In other words, cheddar or blue cheese on a patty will most likely taste good, but there’s only one option when it comes to melting power and flavor. Hint: A square single that melts like no other.
Here, top chefs and butchers around the country share their (fawning) opinions of the controversial cheese.
Husk Nashville, Sean Brock: It's basically cheese sauce
“I choose American cheese because it isn’t really a cheese—it’s more of a sauce when it melts, so you end up with a burger covered in delicious cheese sauce,” says chef Sean Brock, of his wildly popular burger at Husk in Nashville.
Hay Merchant, Chris Shepherd: Its meltability is unparalleled
Chef Chris Shepherd is all about the melty cheese on the Cease and Desist Burger at Hay Merchant in Houston. “American cheese is my childhood,” he says. “Every weekend, my family fired up the grill for burgers, and in my opinion, American cheese is the only cheese for a burger. It’s sentimental to me. It has true meltability and texture, which enrobes the burger itself when it starts to melt. I’ve had other cheeses on my burgers—blue, cave-aged cheddar, Swiss—but nothing hits the spot like American. Its flavor doesn’t overpower the burger. When we were creating the burgers for Underbelly and Hay Merchant, there wasn’t a question in my mind.”
White Gold Butchers, Erika Nakamura: Everybody loves it
At White Gold Butchers in New York City’s Upper West Side, the Chopped Cheese is a mainstay for many reasons—one being the melted cheese that effortlessly sinks into the meat. "For us, 'processed' sounds so negative,” says butcher Erika Nakamura. “How about we all just call it ‘emulsified’? Truly though, with just a few tweaks you can change many cheeses from one that separates and gets stringy when melted into a smooth, velvety, melty version of itself. I always want the velvety version on my burger (or Chopped Cheese!), so we assume our guests would want the same. Sometimes, it's the right choice not to mess with the way people like things."
Brasserie by Niche, Gerard Craft: Nothing tastes as good on a burger
“At Brasserie, we stick to traditional French brasserie fare, but we make one exception: our cheeseburger,” says chef Gerard Craft. “It used to be topped with Fourme d'Ambert cheese, pickled red onions and arugula.

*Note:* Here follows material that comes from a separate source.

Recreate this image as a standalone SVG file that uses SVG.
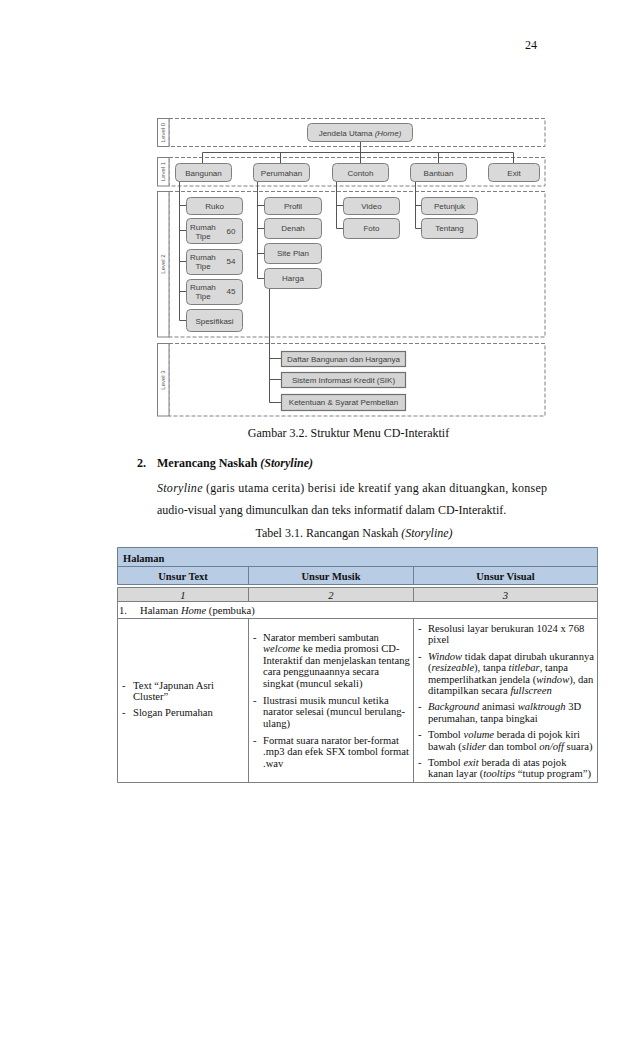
<svg xmlns="http://www.w3.org/2000/svg" width="638" height="1051" viewBox="0 0 638 1051">
<style>
.lvl{fill:none;stroke:#808080;stroke-width:1;stroke-dasharray:4 2}
.lbl{fill:#fff;stroke:#808080;stroke-width:1}
.lt{font-family:"Liberation Sans",Arial,sans-serif;font-size:6px;fill:#555;text-anchor:middle}
.box{fill:#d9d9d9;stroke:#7f7f7f;stroke-width:1}
.sq{fill:#d4d4d4;stroke:#6f6f6f;stroke-width:1.2}
.bt{font-family:"Liberation Sans",Arial,sans-serif;font-size:8px;fill:#404040;text-anchor:middle}
.bl{font-family:"Liberation Sans",Arial,sans-serif;font-size:8px;fill:#404040}
.con{stroke:#555;stroke-width:1;fill:none}
.tx{font-family:"Liberation Serif","Times New Roman",serif;font-size:12px;fill:#111}
.tb{font-family:"Liberation Serif","Times New Roman",serif;font-size:10.6px;fill:#111}
.th{font-family:"Liberation Serif","Times New Roman",serif;font-size:10.5px;font-weight:bold;fill:#111}
.c{text-anchor:middle}
.i{font-style:italic}
.grid{stroke:#7f7f7f;stroke-width:1;fill:none}
.hgrid{stroke:#6d7f95;stroke-width:1;fill:none}
</style>

<text class="tx" x="537" y="49" text-anchor="end">24</text>

<!-- Level frames -->
<g id="levels">
  <rect class="lvl" x="169" y="118.5" width="376" height="28"/>
  <rect class="lbl" x="157.5" y="118.5" width="11.5" height="28"/>
  <text class="lt" transform="translate(165.2,132.5) rotate(-90)">Level 0</text>
  <rect class="lvl" x="169" y="157.5" width="376" height="28.5"/>
  <rect class="lbl" x="157.5" y="157.5" width="11.5" height="28.5"/>
  <text class="lt" transform="translate(165.2,171.5) rotate(-90)">Level 1</text>
  <rect class="lvl" x="169" y="191.5" width="376" height="145.5"/>
  <rect class="lbl" x="157.5" y="191.5" width="11.5" height="145.5"/>
  <text class="lt" transform="translate(165.2,264) rotate(-90)">Level 2</text>
  <rect class="lvl" x="169" y="343.5" width="376" height="72.5"/>
  <rect class="lbl" x="157.5" y="343.5" width="11.5" height="72.5"/>
  <text class="lt" transform="translate(165.2,380) rotate(-90)">Level 3</text>
</g>

<!-- Connectors -->
<g id="connectors">
  <path class="con" d="M360.5 141V152.5M202.5 152.5H513.5M202.5 152.5V163M280.5 152.5V163M360.5 152.5V163M438.5 152.5V163M513.5 152.5V163"/>
  <path class="con" d="M179.5 181V320.5M179.5 205.5H186M179.5 230.5H186M179.5 261.5H186M179.5 291.5H186M179.5 320.5H186"/>
  <path class="con" d="M257.5 181V278.5M257.5 205.5H264M257.5 228.5H264M257.5 253.5H264M257.5 278.5H264"/>
  <path class="con" d="M336.5 181V228.5M336.5 205.5H343M336.5 228.5H343"/>
  <path class="con" d="M415.5 181V228.5M415.5 205.5H421M415.5 228.5H421"/>
  <path class="con" d="M269.5 288V402.5M269.5 358.5H281M269.5 379.5H281M269.5 402.5H281"/>
</g>

<!-- Nodes -->
<g id="n-home"><rect class="box" x="307.5" y="123.5" width="105" height="18" rx="4"/><text class="bt" x="360" y="135.5">Jendela Utama <tspan class="i">(Home)</tspan></text></g>

<g id="n-bangunan"><rect class="box" x="175.5" y="163.5" width="56" height="18" rx="4"/><text class="bt" x="203.5" y="175.5">Bangunan</text></g>
<g id="n-perumahan"><rect class="box" x="253.5" y="163.5" width="56" height="18" rx="4"/><text class="bt" x="281.5" y="175.5">Perumahan</text></g>
<g id="n-contoh"><rect class="box" x="332.5" y="163.5" width="56" height="18" rx="4"/><text class="bt" x="360.5" y="175.5">Contoh</text></g>
<g id="n-bantuan"><rect class="box" x="410.5" y="163.5" width="56" height="18" rx="4"/><text class="bt" x="438.5" y="175.5">Bantuan</text></g>
<g id="n-exit"><rect class="box" x="488.5" y="163.5" width="51" height="18" rx="4"/><text class="bt" x="514" y="175.5">Exit</text></g>

<g id="n-ruko"><rect class="box" x="186.5" y="197.5" width="56" height="17" rx="4"/><text class="bt" x="214.5" y="208.5">Ruko</text></g>
<g id="n-rt60"><rect class="box" x="186.5" y="218.5" width="56" height="25" rx="4"/><text class="bl" x="190" y="229.5">Rumah</text><text class="bl" x="195.5" y="238.5">Tipe</text><text class="bl" x="226.5" y="234">60</text></g>
<g id="n-rt54"><rect class="box" x="186.5" y="249.5" width="56" height="25" rx="4"/><text class="bl" x="190" y="259.5">Rumah</text><text class="bl" x="195.5" y="268.5">Tipe</text><text class="bl" x="226.5" y="264">54</text></g>
<g id="n-rt45"><rect class="box" x="186.5" y="279.5" width="56" height="25" rx="4"/><text class="bl" x="190" y="289.5">Rumah</text><text class="bl" x="195.5" y="298.5">Tipe</text><text class="bl" x="226.5" y="294">45</text></g>
<g id="n-spesifikasi"><rect class="box" x="186.5" y="309.5" width="56" height="22" rx="4"/><text class="bt" x="214.5" y="323.5">Spesifikasi</text></g>

<g id="n-profil"><rect class="box" x="264.5" y="197.5" width="57" height="17" rx="4"/><text class="bt" x="293" y="208.5">Profil</text></g>
<g id="n-denah"><rect class="box" x="264.5" y="218.5" width="57" height="20" rx="4"/><text class="bt" x="293" y="231">Denah</text></g>
<g id="n-siteplan"><rect class="box" x="264.5" y="243.5" width="57" height="20" rx="4"/><text class="bt" x="293" y="256">Site Plan</text></g>
<g id="n-harga"><rect class="box" x="264.5" y="268.5" width="57" height="20" rx="4"/><text class="bt" x="293" y="281">Harga</text></g>

<g id="n-video"><rect class="box" x="343.5" y="197.5" width="56" height="17" rx="4"/><text class="bt" x="371.5" y="208.5">Video</text></g>
<g id="n-foto"><rect class="box" x="343.5" y="218.5" width="56" height="20" rx="4"/><text class="bt" x="371.5" y="231">Foto</text></g>

<g id="n-petunjuk"><rect class="box" x="421.5" y="197.5" width="56" height="17" rx="4"/><text class="bt" x="449.5" y="208.5">Petunjuk</text></g>
<g id="n-tentang"><rect class="box" x="421.5" y="218.5" width="56" height="20" rx="4"/><text class="bt" x="449.5" y="231">Tentang</text></g>

<g id="n-daftar"><rect class="sq" x="281.5" y="351.5" width="124" height="15"/><text class="bt" x="343.5" y="361.8" font-size="7.5">Daftar Bangunan dan Harganya</text></g>
<g id="n-sik"><rect class="sq" x="281.5" y="372.5" width="124" height="15"/><text class="bt" x="343.5" y="382.8" font-size="7.5">Sistem Informasi Kredit (SIK)</text></g>
<g id="n-ketentuan"><rect class="sq" x="281.5" y="394.5" width="124" height="16"/><text class="bt" x="343.5" y="405.3" font-size="7.5">Ketentuan &amp; Syarat Pembelian</text></g>

<!-- Body text -->
<text class="tx c" x="348.5" y="437">Gambar 3.2. Struktur Menu CD-Interaktif</text>
<text class="tx" x="137" y="467" font-weight="bold">2.</text>
<text class="tx" x="157" y="467" font-weight="bold">Merancang Naskah <tspan class="i">(Storyline)</tspan></text>
<text class="tx" x="157" y="492" textLength="390" lengthAdjust="spacing"><tspan class="i">Storyline</tspan> (garis utama cerita) berisi ide kreatif yang akan dituangkan, konsep</text>
<text class="tx" x="157" y="514">audio-visual yang dimunculkan dan teks informatif dalam CD-Interaktif.</text>
<text class="tx c" x="354" y="537">Tabel 3.1. Rancangan Naskah <tspan class="i">(Storyline)</tspan></text>

<!-- Table -->
<g id="table">
  <rect x="117.5" y="547.5" width="480" height="37" fill="#b8cce4"/>
  <rect x="117.5" y="587.5" width="480" height="14" fill="#d9d9d9"/>
  <path class="hgrid" d="M117.5 547.5H597.5M117.5 566.5H597.5M117.5 584.5H597.5M117.5 547.5V584.5M597.5 547.5V584.5M248.5 566.5V584.5M413.5 566.5V584.5"/>
  <path class="grid" d="M117.5 587.5H597.5M117.5 601.5H597.5M117.5 618.5H597.5M117.5 782.5H597.5"/>
  <path class="grid" d="M117.5 587.5V782.5M597.5 587.5V782.5"/>
  <path class="grid" d="M248.5 587.5V601.5M413.5 587.5V601.5M248.5 618.5V782.5M413.5 618.5V782.5"/>

  <text class="th" x="123" y="562">Halaman</text>
  <text class="th c" x="183" y="579.5">Unsur Text</text>
  <text class="th c" x="331" y="579.5">Unsur Musik</text>
  <text class="th c" x="505.5" y="579.5">Unsur Visual</text>
  <text class="tb c i" x="183" y="598.5">1</text>
  <text class="tb c i" x="331" y="598.5">2</text>
  <text class="tb c i" x="505.5" y="598.5">3</text>
  <text class="tb" x="119" y="613.5">1.</text>
  <text class="tb" x="140" y="613.5">Halaman <tspan class="i">Home</tspan> (pembuka)</text>

  <g class="tb">
    <text x="122" y="688.5">-</text><text x="133" y="688.5">Text “Japunan Asri</text>
    <text x="133" y="700">Cluster”</text>
    <text x="122" y="715.5">-</text><text x="133" y="715.5">Slogan Perumahan</text>
  </g>

  <g class="tb">
    <text x="253" y="640.5">-</text><text x="263" y="640.5">Narator memberi sambutan</text>
    <text x="263" y="652"><tspan class="i">welcome</tspan> ke media promosi CD-</text>
    <text x="263" y="663.5">Interaktif dan menjelaskan tentang</text>
    <text x="263" y="675">cara penggunaannya secara</text>
    <text x="263" y="686.5">singkat (muncul sekali)</text>
    <text x="253" y="703.5">-</text><text x="263" y="703.5">Ilustrasi musik muncul ketika</text>
    <text x="263" y="715">narator selesai (muncul berulang-</text>
    <text x="263" y="726.5">ulang)</text>
    <text x="253" y="743.5">-</text><text x="263" y="743.5">Format suara narator ber-format</text>
    <text x="263" y="755">.mp3 dan efek SFX tombol format</text>
    <text x="263" y="766.5">.wav</text>
  </g>

  <g class="tb">
    <text x="418" y="631.5">-</text><text x="428" y="631.5">Resolusi layar berukuran 1024 x 768</text>
    <text x="428" y="643">pixel</text>
    <text x="418" y="659.5">-</text><text x="428" y="659.5"><tspan class="i">Window</tspan> tidak dapat dirubah ukurannya</text>
    <text x="428" y="671">(<tspan class="i">resizeable</tspan>), tanpa <tspan class="i">titlebar</tspan>, tanpa</text>
    <text x="428" y="682.5">memperlihatkan jendela (<tspan class="i">window</tspan>), dan</text>
    <text x="428" y="694">ditampilkan secara <tspan class="i">fullscreen</tspan></text>
    <text x="418" y="710">-</text><text x="428" y="710"><tspan class="i">Background</tspan> animasi <tspan class="i">walktrough</tspan> 3D</text>
    <text x="428" y="721.5">perumahan, tanpa bingkai</text>
    <text x="418" y="738">-</text><text x="428" y="738">Tombol <tspan class="i">volume</tspan> berada di pojok kiri</text>
    <text x="428" y="749.5">bawah (<tspan class="i">slider</tspan> dan tombol <tspan class="i">on/off</tspan> suara)</text>
    <text x="418" y="765.5">-</text><text x="428" y="765.5">Tombol <tspan class="i">exit</tspan> berada di atas pojok</text>
    <text x="428" y="777">kanan layar (<tspan class="i">tooltips</tspan> “tutup program”)</text>
  </g>
</g>
</svg>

It was very French and a great burger, but not a proper cheeseburger. It was missing that key ingredient, American cheese. The flavor and texture are so nostalgic and perfect for a cheeseburger. And only Kraft will do. The creaminess of American cheese melted on top of the burger patties with Dijonnaise (we have to still be a little French!), sweet onions and dill pickles? Now that’s a perfect cheeseburger to me.”
Piedmont, John May: You can class it up a little, too
“At Piedmont, we take a high-quality local cheddar and process it into an American cheese, which gives it a creamy, more melty quality,” says chef John May, of his mouthwatering burger served at Durham’s Piedmont restaurant during brunch hours. “When you process the cheese in-house, you get a much higher quality product than what you can buy in the store.”
Sweet Cheeks Meats, Nick Phillips: Its mild flavor compliments good beef
Jackson Hole’s favorite butcher shop, Sweet Cheeks Meats, offers a Royale Wit Cheese—a savory breakfast burger with processed cheese goodness. “It’s the glue for a greasy diner burger,” owner Nick Phillips says. “It doesn't interrupt the experience like a bleu cheese or sharp cheddar does, but adds to it through its unique melting and mild flavor. If you're using good beef you want that flavor to shine, and processed cheese is the perfect complement.”
The Mockingbird, Brian Riggenbach: It feels so right
The Mockingbird, one of Nashville’s latest eateries, serves globally inspired diner food, offering a phenomenal double cheeseburger topped with American cheese, charred onion and a “fancy” sauce. Chef Brian Riggenbach adds, “American cheese gets a bad rap in the current culinary industry when most kitchens are looking to source hyper locally, going full-fledged organic and fine-focused on healthy eating—which we also do with most of our menu. However, there is a time and a place for guilty indulgences, and American cheese is one of our favorite pleasures that is so wrong but feels so right! The brightly hued and gooey textured cheese hearkens back to childhood memories and Americana nostalgia that most everyone can vividly recall.”
Proof + Pantry, Nick Hurry: It's the only option for burgers
In Dallas, Proof + Pantry’s chef Nick Hurry admits that he doesn’t really like American cheese, “except on a burger,” he adds. “I think it’s more of a nostalgia thing. American cheese is classic and something that’s familiar for everyone. I’ve made burgers with every other type of cheese, and while still delicious, none of them feel right.” Chef’s Pantry Burger, crafted with a housemade patty, Dijon and capers, is topped off with an infamous square of Kraft.